• _Exercise brief_
Only the lines from the beginning of the entries through the one with "6080, 6150, 6210];" should be written out, please, exactly and without any pictures.

• _Records for this task_
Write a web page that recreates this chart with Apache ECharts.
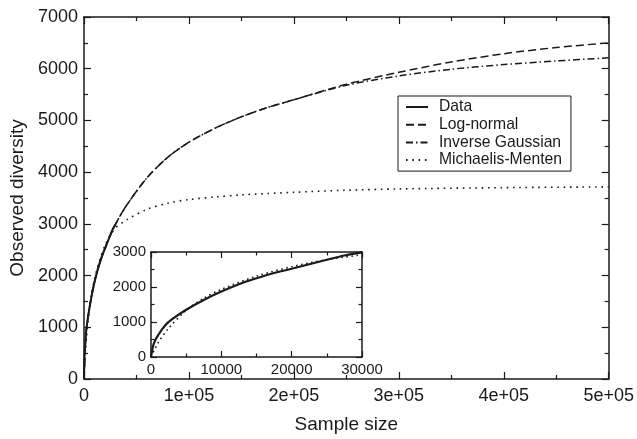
<!DOCTYPE html>
<html>
<head>
<meta charset="utf-8">
<script src="https://cdn.jsdelivr.net/npm/echarts@6/dist/echarts.min.js"></script>
<style>
  html, body { margin: 0; padding: 0; background: #fff; }
  #chart { width: 637px; height: 439px; }
</style>
</head>
<body>
<div id="chart"></div>
<script>
// observed data (sample size -> diversity), covers 0..30000
var dataX = [0, 300, 600, 1000, 2000, 3000, 5000, 7500, 10000, 12500, 15000, 17500, 20000, 22500, 25000, 27500, 30000];
var dataY = [0, 320, 480, 620, 900, 1080, 1350, 1630, 1870, 2080, 2250, 2400, 2520, 2650, 2780, 2900, 2990];

// fitted curves over the full range
var fitX = [0, 2000, 5000, 10000, 20000, 30000, 40000, 60000, 80000, 100000, 125000, 150000, 175000, 200000, 250000, 300000, 350000, 400000, 450000, 500000];
var logNormal = [0, 900, 1350, 1880, 2530, 2990, 3340, 3890, 4290, 4580, 4850, 5070, 5250, 5400, 5700, 5930, 6130, 6290, 6410, 6500];
var invGauss = [0, 900, 1350, 1880, 2530, 2990, 3340, 3890, 4290, 4580, 4850, 5070, 5250, 5400, 5680, 5860, 5990, 6080, 6150, 6210];

// Michaelis-Menten
var mmX = [0, 1000, 2500, 5000, 7500, 10000, 15000, 20000, 25000, 30000, 40000, 60000, 80000, 100000, 125000, 150000, 200000, 250000, 300000, 400000, 500000];
var mmY = [0, 400, 820, 1330, 1680, 1930, 2310, 2580, 2780, 2920, 3070, 3280, 3400, 3470, 3520, 3560, 3610, 3650, 3675, 3700, 3715];

var legendNames = ['Data', 'Log-normal', 'Inverse Gaussian', 'Michaelis-Menten'];

function pairs(xs, ys) {
  return xs.map(function (x, i) { return [x, ys[i]]; });
}

var ink = '#1a1a1a';
var font = 'Liberation Sans, Arial, sans-serif';

function mkAxis(extra, fontSize, tickLen) {
  var a = {
    type: 'value',
    axisLine: { show: true, onZero: false, lineStyle: { color: ink, width: 1.5 } },
    axisTick: { show: true, inside: true, length: tickLen, lineStyle: { color: ink, width: 1.2 } },
    minorTick: { show: true, splitNumber: 2, length: tickLen / 2 + 0.5, lineStyle: { color: ink, width: 1.2 } },
    splitLine: { show: false },
    minorSplitLine: { show: false },
    axisLabel: { color: ink, fontSize: fontSize, fontFamily: font, margin: 6, formatter: plainFmt }
  };
  for (var k in extra) a[k] = extra[k];
  return a;
}

function plainFmt(v) { return String(v); }
function sciFmt(v) { return v === 0 ? '0' : (v / 100000) + 'e+05'; }

var chart = echarts.init(document.getElementById('chart'));
chart.setOption({
  animation: false,
  backgroundColor: '#fff',
  legend: {
    data: legendNames,
    orient: 'vertical',
    left: 398,
    top: 96,
    padding: [3, 9, 3, 7],
    itemGap: 1.7,
    itemWidth: 22,
    itemHeight: 16,
    borderColor: ink,
    borderWidth: 1,
    borderRadius: 0,
    backgroundColor: '#fff',
    itemStyle: { opacity: 0 },
    textStyle: { color: ink, fontSize: 15.7, lineHeight: 16, fontFamily: font, padding: [0, 0, 0, 6] }
  },
  grid: [
    { left: 83, top: 17, width: 527, height: 370 },
    { left: 151, top: 252, width: 211, height: 105, show: true, backgroundColor: '#fff', borderWidth: 0 }
  ],
  xAxis: [
    mkAxis({ gridIndex: 0, position: 'bottom', min: 0, max: 500000, interval: 100000,
      name: 'Sample size', nameLocation: 'middle', nameGap: 36,
      nameTextStyle: { color: ink, fontSize: 19, fontFamily: font },
      axisLabel: { color: ink, fontSize: 18, fontFamily: font, margin: 8, formatter: sciFmt } }, 18, 7),
    mkAxis({ gridIndex: 0, position: 'top', min: 0, max: 500000, interval: 100000,
      axisLabel: { show: false } }, 18, 7),
    mkAxis({ gridIndex: 1, position: 'bottom', min: 0, max: 30000, interval: 10000,
      axisLabel: { color: ink, fontSize: 15, fontFamily: font, margin: 5, formatter: plainFmt } }, 15, 6),
    mkAxis({ gridIndex: 1, position: 'top', min: 0, max: 30000, interval: 10000,
      axisLabel: { show: false } }, 15, 6)
  ],
  yAxis: [
    mkAxis({ gridIndex: 0, position: 'left', min: 0, max: 7000, interval: 1000,
      name: 'Observed diversity', nameLocation: 'middle', nameGap: 57,
      nameTextStyle: { color: ink, fontSize: 19, fontFamily: font },
      axisLabel: { color: ink, fontSize: 18, fontFamily: font, margin: 6, formatter: plainFmt } }, 18, 7),
    mkAxis({ gridIndex: 0, position: 'right', min: 0, max: 7000, interval: 1000,
      axisLabel: { show: false } }, 18, 7),
    mkAxis({ gridIndex: 1, position: 'left', min: 0, max: 3000, interval: 1000,
      axisLabel: { color: ink, fontSize: 15, fontFamily: font, margin: 5, formatter: plainFmt } }, 15, 6),
    mkAxis({ gridIndex: 1, position: 'right', min: 0, max: 3000, interval: 1000,
      axisLabel: { show: false } }, 15, 6)
  ],
  series: [
    { name: 'Data', type: 'line', xAxisIndex: 0, yAxisIndex: 0, data: pairs(dataX, dataY),
      smooth: 0.3, symbol: 'none', z: 5, lineStyle: { color: ink, width: 2, type: 'solid' }, itemStyle: { color: ink } },
    { name: 'Log-normal', type: 'line', xAxisIndex: 0, yAxisIndex: 0, data: pairs(fitX, logNormal),
      smooth: 0.3, symbol: 'none', lineStyle: { color: ink, width: 1.5, type: [8, 4] }, itemStyle: { color: ink } },
    { name: 'Inverse Gaussian', type: 'line', xAxisIndex: 0, yAxisIndex: 0, data: pairs(fitX, invGauss),
      smooth: 0.3, symbol: 'none', lineStyle: { color: ink, width: 1.5, type: [7, 3, 1.5, 3] }, itemStyle: { color: ink } },
    { name: 'Michaelis-Menten', type: 'line', xAxisIndex: 0, yAxisIndex: 0, data: pairs(mmX, mmY),
      smooth: 0.3, symbol: 'none', lineStyle: { color: ink, width: 1.6, type: [1.6, 4.7] }, itemStyle: { color: ink } },
    { name: 'Data', type: 'line', xAxisIndex: 2, yAxisIndex: 2, data: pairs(dataX, dataY),
      smooth: 0.3, symbol: 'none', z: 5, lineStyle: { color: ink, width: 2.2, type: 'solid' }, itemStyle: { color: ink } },
    { name: 'Michaelis-Menten', type: 'line', xAxisIndex: 2, yAxisIndex: 2, data: pairs(mmX.slice(0, 10), mmY.slice(0, 10)),
      smooth: 0.3, symbol: 'none', lineStyle: { color: ink, width: 1.6, type: [1.6, 3.5] }, itemStyle: { color: ink } }
  ]
});
</script>
</body>
</html>
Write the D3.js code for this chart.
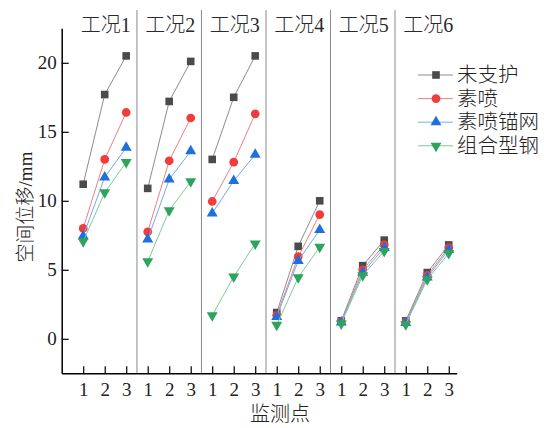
<!DOCTYPE html>
<html>
<head>
<meta charset="utf-8">
<script src="https://cdn.jsdelivr.net/npm/d3@7"></script>
<style>
  body { margin: 0; background: #fff; }
  svg { display: block; font-family: "Liberation Serif", "Times New Roman", "Noto Sans CJK SC", serif; font-weight: 300; }
</style>
</head>
<body>
<div id="chart"></div>
<script>
// data
var panels = ["工况1", "工况2", "工况3", "工况4", "工况5", "工况6"];
var points = ["1", "2", "3"];
var seriesNames = ["未支护", "素喷", "素喷锚网", "组合型钢"];
// per series: 6 panels x 3 monitoring points
var unsupported = [11.2, 17.7, 20.5,  10.9, 17.2, 20.1,  13.0, 17.5, 20.5,  1.9, 6.7, 10.0,  1.3, 5.3, 7.15,  1.3, 4.8, 6.8];
var shotcrete   = [8.0, 13.0, 16.4,   7.75, 12.9, 16.0,  9.95, 12.8, 16.3,  1.7, 5.95, 9.0,  1.25, 5.0, 6.8,  1.2, 4.6, 6.6];
var shotMesh    = [7.45, 11.7, 13.85, 7.2, 11.55, 13.6,  9.1, 11.45, 13.35, 1.6, 5.65, 7.9,  1.2, 4.8, 6.6,   1.15, 4.45, 6.45];
var steelSet    = [7.05, 10.6, 12.8,  5.6, 9.3, 11.4,    1.7, 4.5, 6.9,     1.0, 4.45, 6.65, 1.1, 4.6, 6.35,  1.05, 4.3, 6.2];
var yTicks = [0, 5, 10, 15, 20];

var seriesValues = [unsupported, shotcrete, shotMesh, steelSet];
var markColors = ["#4b4b4b", "#f03c3c", "#1f6fdc", "#2ea35c"];
var lineColors = ["#8c8c8c", "#f07f7f", "#78a8ec", "#7ccb98"];
var shapes = [d3.symbolSquare, d3.symbolCircle, d3.symbolTriangle, d3.symbolTriangle];
var sizes = [58, 60, 52, 52];
var rot = [0, 0, 0, 180];

var W = 544, H = 428;
var svg = d3.select("#chart").append("svg")
  .attr("width", W).attr("height", H);

var x = d3.scaleLinear().domain([0, 18.37]).range([61.7, 456.7]);
var y = d3.scaleLinear().domain([-2.5, 22.5]).range([373.3, 28.3]);

// panel separators
var seps = d3.range(1, panels.length).map(function (p) { return p * 3 + 0.5; });
svg.selectAll(".sep").data(seps).enter().append("line")
  .attr("class", "sep")
  .attr("x1", function (d) { return x(d); }).attr("x2", function (d) { return x(d); })
  .attr("y1", 10).attr("y2", y(-2.5))
  .attr("stroke", "#8a8a8a").attr("stroke-width", 1);

// panel titles
svg.selectAll(".ptitle").data(panels).enter().append("text")
  .attr("class", "ptitle")
  .attr("x", function (d, i) { return x(i * 3 + 2) + 1; })
  .attr("y", 32)
  .attr("text-anchor", "middle")
  .attr("font-size", 20)
  .attr("fill", "#2a2a2a")
  .text(function (d) { return d; });

// x axis: 18 ticks labelled 1 2 3 per panel
var xTickPos = d3.range(1, panels.length * 3 + 1);
var xAxis = d3.axisBottom(x).tickValues(xTickPos)
  .tickSize(-7).tickSizeOuter(0)
  .tickFormat(function (d) { return points[(d - 1) % 3]; });
var gx = svg.append("g").attr("transform", "translate(0," + y(-2.5) + ")").call(xAxis);
gx.select(".domain").attr("stroke", "#000").attr("stroke-width", 1.5);
gx.selectAll(".tick line").attr("stroke", "#000").attr("stroke-width", 1.2);
gx.selectAll(".tick text").attr("font-size", 19).attr("fill", "#222").attr("dy", "1.05em")
  .attr("font-family", "Liberation Serif, serif");

// y axis
var yAxis = d3.axisLeft(y).tickValues(yTicks).tickSize(-7).tickSizeOuter(0).tickPadding(5);
var gy = svg.append("g").attr("transform", "translate(" + x(0) + ",0)").call(yAxis);
gy.select(".domain").attr("stroke", "#000").attr("stroke-width", 1.5);
gy.selectAll(".tick line").attr("stroke", "#000").attr("stroke-width", 1.2);
gy.selectAll(".tick text").attr("font-size", 19).attr("fill", "#222")
  .attr("font-family", "Liberation Serif, serif");

// axis titles
svg.append("text")
  .attr("transform", "translate(32,207) rotate(-90)")
  .attr("text-anchor", "middle")
  .attr("font-size", 19).attr("fill", "#222")
  .text("空间位移/mm");
svg.append("text")
  .attr("x", 280).attr("y", 421)
  .attr("text-anchor", "middle")
  .attr("font-size", 20).attr("fill", "#222")
  .text("监测点");

// lines, one polyline per panel per series
var line = d3.line()
  .x(function (d) { return x(d.pos); })
  .y(function (d) { return y(d.v); });

seriesValues.forEach(function (vals, s) {
  var pts = vals.map(function (v, i) { return { pos: i + 1, v: v, panel: Math.floor(i / 3) }; });
  var byPanel = d3.groups(pts, function (d) { return d.panel; });
  var g = svg.append("g");
  g.selectAll("path.ln").data(byPanel).enter().append("path")
    .attr("class", "ln")
    .attr("d", function (d) { return line(d[1]); })
    .attr("fill", "none")
    .attr("stroke", lineColors[s])
    .attr("stroke-width", 1);
  g.selectAll("path.mk").data(pts).enter().append("path")
    .attr("class", "mk")
    .attr("d", d3.symbol().type(shapes[s]).size(sizes[s]))
    .attr("transform", function (d) {
      return "translate(" + x(d.pos) + "," + y(d.v) + ") rotate(" + rot[s] + ")";
    })
    .attr("fill", markColors[s]);
});

// legend
var leg = svg.append("g");
seriesNames.forEach(function (name, s) {
  var ly = 75 + s * 23.6;
  leg.append("line")
    .attr("x1", 418).attr("x2", 453).attr("y1", ly).attr("y2", ly)
    .attr("stroke", lineColors[s]).attr("stroke-width", 1);
  leg.append("path")
    .attr("d", d3.symbol().type(shapes[s]).size(sizes[s]))
    .attr("transform", "translate(436," + ly + ") rotate(" + rot[s] + ")")
    .attr("fill", markColors[s]);
  leg.append("text")
    .attr("x", 457).attr("y", ly + 7)
    .attr("font-size", 20.5).attr("fill", "#222")
    .text(name);
});
</script>
</body>
</html>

• _Full response_
Write a web page that recreates this chart with Apache ECharts.
<!DOCTYPE html>
<html>
<head>
<meta charset="utf-8">
<script src="https://cdn.jsdelivr.net/npm/echarts@6/dist/echarts.min.js"></script>
<style>
  html, body { margin: 0; padding: 0; background: #fff; }
  #chart { width: 637px; height: 439px; }
</style>
</head>
<body>
<div id="chart"></div>
<script>
// observed data (sample size -> diversity), covers 0..30000
var dataX = [0, 300, 600, 1000, 2000, 3000, 5000, 7500, 10000, 12500, 15000, 17500, 20000, 22500, 25000, 27500, 30000];
var dataY = [0, 320, 480, 620, 900, 1080, 1350, 1630, 1870, 2080, 2250, 2400, 2520, 2650, 2780, 2900, 2990];

// fitted curves over the full range
var fitX = [0, 2000, 5000, 10000, 20000, 30000, 40000, 60000, 80000, 100000, 125000, 150000, 175000, 200000, 250000, 300000, 350000, 400000, 450000, 500000];
var logNormal = [0, 900, 1350, 1880, 2530, 2990, 3340, 3890, 4290, 4580, 4850, 5070, 5250, 5400, 5700, 5930, 6130, 6290, 6410, 6500];
var invGauss = [0, 900, 1350, 1880, 2530, 2990, 3340, 3890, 4290, 4580, 4850, 5070, 5250, 5400, 5680, 5860, 5990, 6080, 6150, 6210];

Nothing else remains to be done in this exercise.